Accessing the Grand Canyon
Most of the Grand Canyon’s visitors focus on Arizona, where the Canyon’s views are the easiest to reach. Other parts of the canyon, however, can be accessed from Nevada and Utah.
The Grand Canyon National Park is in Arizona, while the Lake Mead National Recreation Area borders the Nevada side of the Grand Canyon, and the Glen National Recreation Area is located in Utah.
If you’re planning a trip to the Grand Canyon, you might consider combining it with a visit to the nearby Four Corners Monument, where the four states of Arizona, Colorado, New Mexico, and Utah meet.
8 Facts About the Grand Canyon
1. The Weather Can Be Influenced By the Grand Canyon
The Grand Canyon’s elevation ranges from roughly 2,000 to over 8,000 feet, making it endure a broad range of climates. Therefore, for every 1,000 feet lost in height, the temperature rises by 5.5°.
2. The Grand Canyon Is Full of Hidden Caverns
There are around a thousand caves in the Grand Canyon, but only 335 have been discovered. Only one cave on Horseshoe Mesa is open to the public today; the Cave of the Domes.
Even still, this isn’t the part of the country where you will find the state with the most caves (it’s actually Tennessee!).

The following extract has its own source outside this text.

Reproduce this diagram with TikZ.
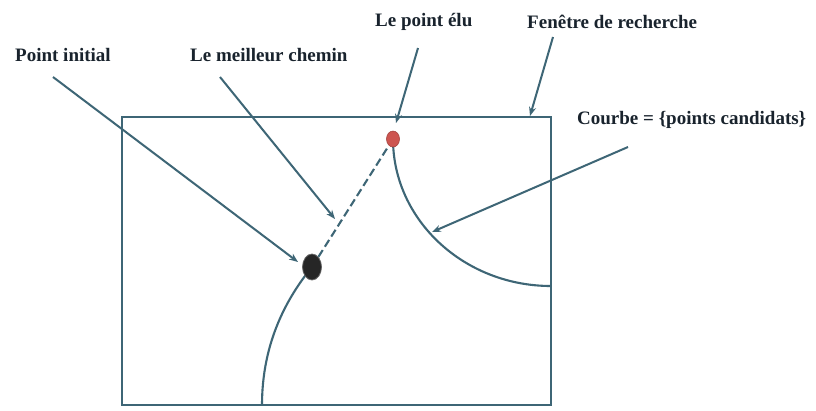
\documentclass[tikz,border=0pt]{standalone}
\usepackage{fontspec}
\setmainfont{Liberation Serif}
\usetikzlibrary{arrows.meta,shapes.geometric}
\definecolor{linec}{RGB}{62,102,118}
\definecolor{txtc}{RGB}{25,35,45}
\definecolor{redpt}{RGB}{205,85,80}
\tikzset{
  lbl/.style={font=\bfseries\fontsize{19}{22}\selectfont, text=txtc, inner sep=0pt, anchor=west},
  pointer/.style={draw=linec, line width=2pt, -{Stealth[length=9pt,width=7pt]}},
  curve/.style={draw=linec, line width=2.1pt},
  frame/.style={draw=linec, line width=2.2pt},
}
\begin{document}
\begin{tikzpicture}[x=1pt,y=-1pt]
\useasboundingbox (0,0) rectangle (816,410);
\fill[white] (0,0) rectangle (816,410);
% search window
\draw[frame] (122,117) rectangle (551,405);
\coordinate (winTop) at (530,116);
% curves
\coordinate (candStart) at (393,139);
\coordinate (candEnd) at (551,286);
\draw[curve] (candStart) .. controls (393,220) and (464,286) .. (candEnd);
\coordinate (initStart) at (312,267);
\coordinate (initEnd) at (262,405);
\draw[curve] (initEnd) .. controls (262,345) and (285,300) .. (initStart);
% points
\node[ellipse, fill=black!85, draw=black!60, line width=0.8pt, minimum width=19pt, minimum height=26pt, inner sep=0pt] (pinit) at (312,267) {};
\node[ellipse, fill=redpt, draw=redpt!80!black, line width=0.6pt, minimum width=13pt, minimum height=16pt, inner sep=0pt] (pelu) at (393,139) {};
% best path
\draw[curve, dash pattern=on 8pt off 4pt] (pinit) -- (pelu);
% labels
\node[lbl] (lInit) at (15,55) {Point initial};
\node[lbl] (lChemin) at (190,55) {Le meilleur chemin};
\node[lbl] (lElu) at (375,22) {Le point élu};
\node[lbl] (lFen) at (527,22) {Fenêtre de recherche};
\node[lbl] (lCourbe) at (577,120) {Courbe = \{points candidats\}};
% arrow ends
\coordinate (sInit) at (53,77);
\coordinate (tInit) at (298,262);
\coordinate (sChemin) at (220,77);
\coordinate (tChemin) at (335,219);
\coordinate (sElu) at (418,48);
\coordinate (tElu) at (396,123);
\coordinate (sFen) at (553,37);
\coordinate (sCourbe) at (628,147);
\coordinate (tCourbe) at (432,232);
\draw[pointer] (sInit) -- (tInit);
\draw[pointer] (sChemin) -- (tChemin);
\draw[pointer] (sElu) -- (tElu);
\draw[pointer] (sFen) -- (winTop);
\draw[pointer] (sCourbe) -- (tCourbe);
\end{tikzpicture}
\end{document}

3. It’s One of the Most Frequented National Parks in the US
The Grand Canyon receives an average of 5.9 million visitors every year, making it the United States’ second most attractive national park, after the Great Smoky Mountains of Tennessee and North Carolina.
❓ Trivia Time: Which state is home to the most national parks? We best you can’t guess!

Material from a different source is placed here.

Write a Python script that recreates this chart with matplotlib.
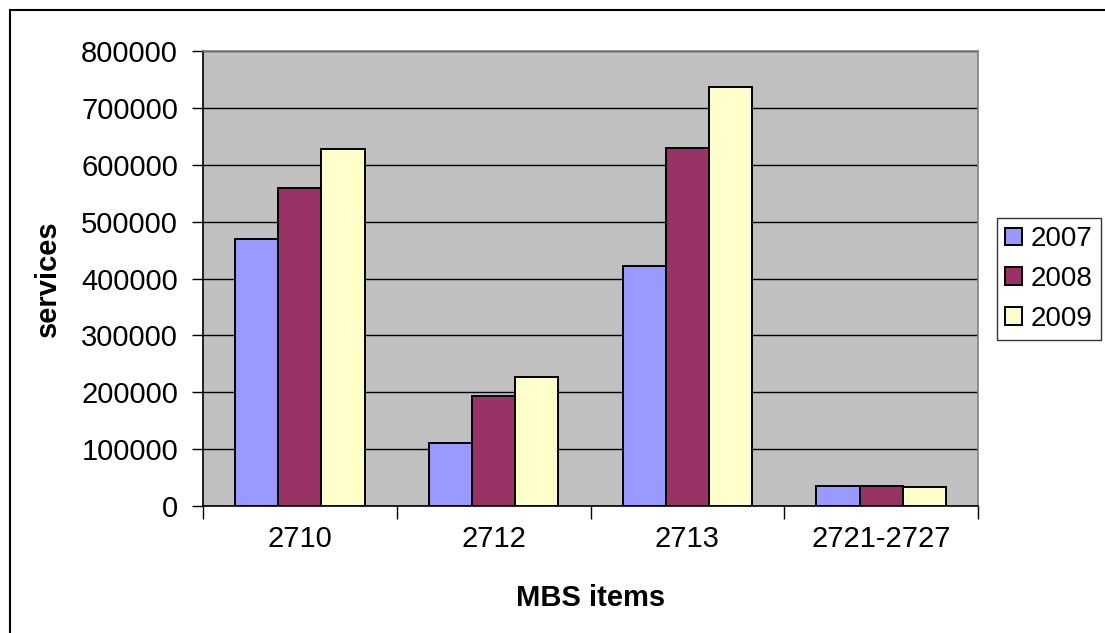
import matplotlib.pyplot as plt
import numpy as np
from matplotlib.lines import Line2D

plt.rcParams['font.family'] = ['Liberation Sans', 'DejaVu Sans']

categories = ["2710", "2712", "2713", "2721-2727"]
years = ["2007", "2008", "2009"]
services_2007 = [470000, 110000, 422000, 36000]
services_2008 = [559000, 193000, 630000, 36000]
services_2009 = [628000, 226000, 737000, 33000]
y_ticks = [0, 100000, 200000, 300000, 400000, 500000, 600000, 700000, 800000]

colors = ['#9999FF', '#993366', '#FFFFCC']
series = [services_2007, services_2008, services_2009]
fs = 21

fig = plt.figure(figsize=(11.05, 6.33), dpi=100)
ax = fig.add_axes([203 / 1105, 1 - 506 / 633, 775 / 1105, 455 / 633])
ax.set_facecolor('#C0C0C0')

x = np.arange(len(categories))
width = 0.223
for i, (vals, col) in enumerate(zip(series, colors)):
    ax.bar(x + (i - 1) * width, vals, width, color=col, edgecolor='black',
           linewidth=1.4, label=years[i], zorder=3)

ax.set_xlim(-0.5, len(categories) - 0.5)
ax.set_ylim(0, 800000)
ax.set_yticks(y_ticks)
ax.set_yticklabels([str(v) for v in y_ticks], fontsize=fs)
ax.yaxis.grid(True, color='black', linewidth=1.0, zorder=1)
ax.set_axisbelow(True)

# category ticks sit between groups, labels at group centres
ax.set_xticks(np.arange(len(categories) + 1) - 0.5)
ax.set_xticklabels([])
ax.set_xticks(x, minor=True)
ax.set_xticklabels(categories, minor=True, fontsize=fs)
ax.tick_params(axis='x', which='minor', length=0, pad=14)
ax.tick_params(axis='x', which='major', length=9, width=1, direction='out')
ax.tick_params(axis='y', length=8, width=1, direction='out', pad=10)

for side in ['top', 'right']:
    ax.spines[side].set_color('#808080')
    ax.spines[side].set_linewidth(1.2)
for side in ['left', 'bottom']:
    ax.spines[side].set_color('black')
    ax.spines[side].set_linewidth(1.2)

ax.set_xlabel("MBS items", fontsize=fs, fontweight='bold', labelpad=22)
ax.set_ylabel("services", fontsize=fs, fontweight='bold', labelpad=14)

leg = ax.legend(loc='center left', bbox_to_anchor=(997 / 1105, 1 - 279 / 633),
                bbox_transform=fig.transFigure, fontsize=20, frameon=True,
                fancybox=False, edgecolor='black', handlelength=0.6,
                handleheight=0.6, handletextpad=0.3, labelspacing=0.5,
                borderpad=0.3, borderaxespad=0)
leg.get_frame().set_linewidth(1.0)

# outer chart border (only top and left edges are visible)
fig.add_artist(Line2D([10 / 1105, 10 / 1105], [0, 1 - 10 / 633],
                      transform=fig.transFigure, color='black', linewidth=1.5))
fig.add_artist(Line2D([10 / 1105, 1], [1 - 10 / 633, 1 - 10 / 633],
                      transform=fig.transFigure, color='black', linewidth=1.5))

plt.savefig("out.png", dpi=100)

4. The Grand Canyon Was Formed Throughout a 6-Million-Year Period
Since it was eroded by the Colorado River, the Grand Canyon was and still is one of the most researched sites. It has substantial fossil records, a rich archaeological past, and a variety of geological characteristics.
5. The Canyon Hosts Some of the USA’s Best Sights
From mule rides and boating in the Colorado River to stargazing, there’s a myriad of interesting activities to do around the Grand Canyon area. If you can’t do much, don’t miss taking a hike! Be it a short or long trail, they all offer a breathtaking vista.
👉 Read Next: What is Colorado Famous For? (17 Interesting Things)
6. Visiting the North and South Rims on the Same Day Isn’t Suggested
Grand Canyon Village on the South Rim and the Grand Canyon resort on the North Rim are separated by just about 10 miles. However, the drive between the two rims is about 215 miles/5 hours long—passing through the park, around the canyon, and above the Colorado River. That’s just one brief example to show you the enormity of this wonderful place!
7. Leave No Trace
The Grand Canyon National Park, as a UNESCO World Heritage Site, belongs to all people. Whatever you find there, you have to leave it where it is. This applies to plants, rocks, artifacts, and wood.
The Leave No Trace movement has set ethics specifically for the Grand Canyon in order to preserve this incredible site for future generations to enjoy it.
8. The Grand Canyon Area Has a Town
The human population of the Grand Canyon is rarely mentioned among Grand Canyon facts, yet the area is populated. Supai Village is situated within the Havasupai Indian Reservation, near the base of the Grand Canyon.
It’s the most isolated town in the 48 lower states, and the only town in which mail is still carried by pack mule! There’s no access to it by road and it’s populated by only 208 people.
❓ Trivia Time: What states do the Rocky Mountains go through? We bet you can’t guess all 7 states that touch on the Rockies!
For over a century, tourists from all over the world have flocked to the Grand Canyon to marvel at its breathtaking views. We hope you now have a clear picture of this incredible World Wonder in the heart of America.
Now you know the first thing you need to see when traveling across the states of Utah, Arizona, or Nevada!